Warren East CBE FREng spent 20 years at ARM Holdings, 12 of which he spent as its CEO. He has been CEO of Rolls-Royce since July 2015 © Rolls-Royce

Taking engineering to industry

Becoming CEO of Rolls-Royce has taken Warren East CBE FREng from electronic chips to jet engines. This change in industries isn’t as dramatic as it might seem as, after all, they both operate at the cutting edge of engineering. As he explains to Michael Kenward OBE, it is the engineering that matters, but then you have to turn it into something that can be commercialised.

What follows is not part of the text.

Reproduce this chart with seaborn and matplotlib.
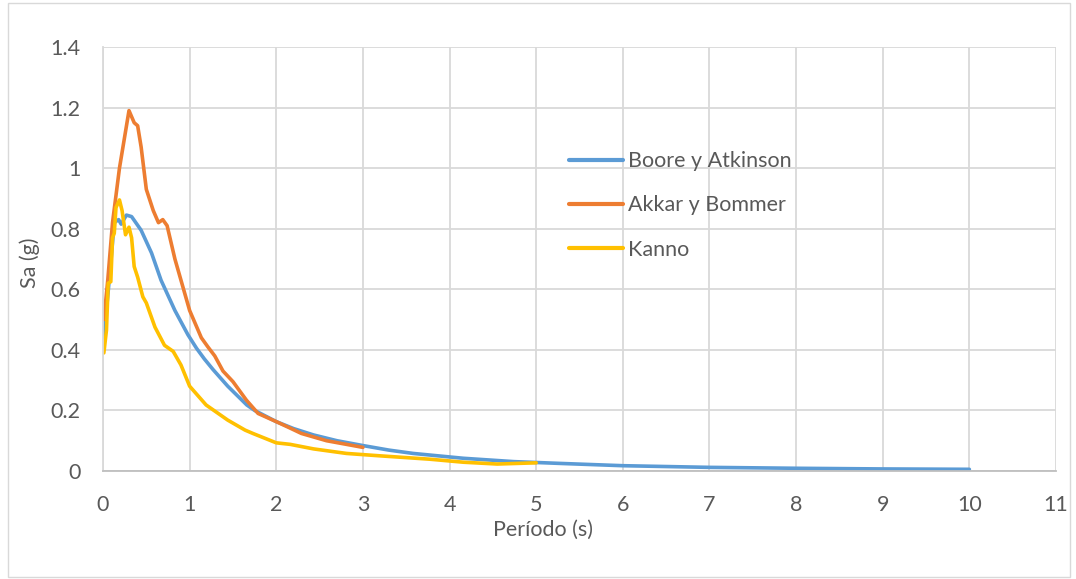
import numpy as np
import pandas as pd
import matplotlib
matplotlib.use("Agg")
import matplotlib.pyplot as plt
import seaborn as sns

# Series
periodo_ba = [0.01, 0.075, 0.13, 0.18, 0.21, 0.27, 0.33, 0.44, 0.56, 0.67, 0.83, 0.98,
              1.08, 1.17, 1.27, 1.44, 1.66, 1.75, 2.0, 2.2, 2.43, 2.7, 3.0, 3.3, 3.58,
              4.16, 4.74, 5.28, 6.0, 7.0, 8.0, 9.0, 10.0]
sa_ba = [0.44, 0.64, 0.82, 0.83, 0.815, 0.845, 0.84, 0.795, 0.72, 0.63, 0.53, 0.45,
         0.405, 0.37, 0.335, 0.28, 0.218, 0.20, 0.163, 0.14, 0.119, 0.10, 0.084, 0.069, 0.058,
         0.042, 0.031, 0.025, 0.0175, 0.012, 0.009, 0.0068, 0.0056]

periodo_ab = [0.01, 0.055, 0.11, 0.19, 0.30, 0.36, 0.40, 0.44, 0.50, 0.58, 0.64, 0.69,
              0.74, 0.83, 0.88, 0.96, 1.0, 1.06, 1.135, 1.21, 1.29, 1.385, 1.50, 1.655,
              1.79, 2.0, 2.15, 2.29, 2.58, 2.81, 3.0]
sa_ab = [0.50, 0.63, 0.82, 1.00, 1.19, 1.15, 1.14, 1.07, 0.93, 0.86, 0.82, 0.83,
         0.81, 0.70, 0.65, 0.57, 0.53, 0.49, 0.44, 0.41, 0.38, 0.33, 0.295, 0.234,
         0.19, 0.163, 0.143, 0.124, 0.10, 0.088, 0.078]

periodo_k = [0.01, 0.04, 0.06, 0.09, 0.11, 0.13, 0.15, 0.19, 0.22, 0.26, 0.30, 0.33,
             0.36, 0.40, 0.46, 0.50, 0.60, 0.71, 0.81, 0.90, 1.0, 1.19, 1.44, 1.64,
             1.73, 2.0, 2.16, 2.43, 2.81, 3.2, 3.77, 4.16, 4.55, 5.0]
sa_k = [0.39, 0.465, 0.62, 0.625, 0.77, 0.785, 0.87, 0.895, 0.86, 0.78, 0.805, 0.77,
        0.675, 0.64, 0.575, 0.555, 0.475, 0.415, 0.395, 0.35, 0.28, 0.218, 0.168, 0.135,
        0.124, 0.093, 0.088, 0.073, 0.058, 0.05, 0.039, 0.029, 0.023, 0.027]

series_names = ["Boore y Atkinson", "Akkar y Bommer", "Kanno"]
series_colors = ["#5B9BD5", "#ED7D31", "#FFC000"]

df = pd.concat([
    pd.DataFrame({"Periodo": periodo_ba, "Sa": sa_ba, "Modelo": series_names[0]}),
    pd.DataFrame({"Periodo": periodo_ab, "Sa": sa_ab, "Modelo": series_names[1]}),
    pd.DataFrame({"Periodo": periodo_k, "Sa": sa_k, "Modelo": series_names[2]}),
])

sns.set_style("white")
plt.rcParams['font.family'] = ['Lato', 'DejaVu Sans']
text_col = "#595959"
fs = 15.5

fig = plt.figure(figsize=(10.76, 5.79), dpi=100)
ax = fig.add_axes([103 / 1076, 1 - 471 / 579, 953 / 1076, 424 / 579])

sns.lineplot(data=df, x="Periodo", y="Sa", hue="Modelo", hue_order=series_names,
             palette=series_colors, linewidth=2.6, ax=ax, sort=False)

ax.set_xlim(0, 11)
ax.set_ylim(0, 1.4)
ax.set_xticks(range(0, 12))
ax.set_yticks(np.arange(0, 1.41, 0.2))
ax.set_yticklabels(["0", "0.2", "0.4", "0.6", "0.8", "1", "1.2", "1.4"])
ax.grid(True, color="#d9d9d9", linewidth=1.3)
ax.set_axisbelow(True)
for side in ["top", "right"]:
    ax.spines[side].set_visible(False)
ax.spines["left"].set_color("#d9d9d9")
ax.spines["bottom"].set_color("#bfbfbf")
ax.spines["left"].set_linewidth(1.3)
ax.spines["bottom"].set_linewidth(1.3)
ax.tick_params(axis="both", length=0, labelsize=fs, labelcolor=text_col)
ax.tick_params(axis="x", pad=17)
ax.tick_params(axis="y", pad=16)

ax.set_xlabel("Período (s)", fontsize=fs, color=text_col)
ax.set_ylabel("Sa (g)", fontsize=fs, color=text_col)
ax.xaxis.set_label_coords(0.462, -0.115)
ax.yaxis.set_label_coords(-0.066, 0.49)

leg = ax.legend(loc="upper left", bbox_to_anchor=(447 / 953, 1 - 85 / 424), frameon=False,
                fontsize=fs, handlelength=2.47, handletextpad=0.25, labelspacing=1.12)
for t in leg.get_texts():
    t.set_color(text_col)
for h in leg.get_lines():
    h.set_linewidth(3)

# outer chart border
fig.patches.append(plt.Rectangle((8 / 1076, 2 / 579), 1062 / 1076, 574 / 579,
                                 transform=fig.transFigure, fill=False,
                                 edgecolor="#d9d9d9", linewidth=1))

fig.savefig("out.png", dpi=100)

Rolls-Royce hadn’t had an engineer at its helm for 25 years until Warren East CBE FREng became CEO in 2015. East didn’t even join the engineering company with the idea of becoming CEO. He was enjoying something of a gap year, what he describes as self-imposed ‘gardening leave’, after nearly 20 years at ARM, one of the country’s most successful electronics companies. He had spent 12 of those years as the company’s CEO and decided to leave because he didn’t want to be known as one of those CEOs who stayed beyond their sell-by date. Fearing for his shelf life, East took on a handful of non-executive directorships at BT, De La Rue, Dyson and Micron Inc. He was also on the board of the Digital Catapult, the applied R&D centre that works with Innovate UK to promote growth in the IT sector.

Another of those non-executive jobs was on the board of Rolls-Royce, where he chaired the company’s science and technology committee before unexpectedly becoming CEO.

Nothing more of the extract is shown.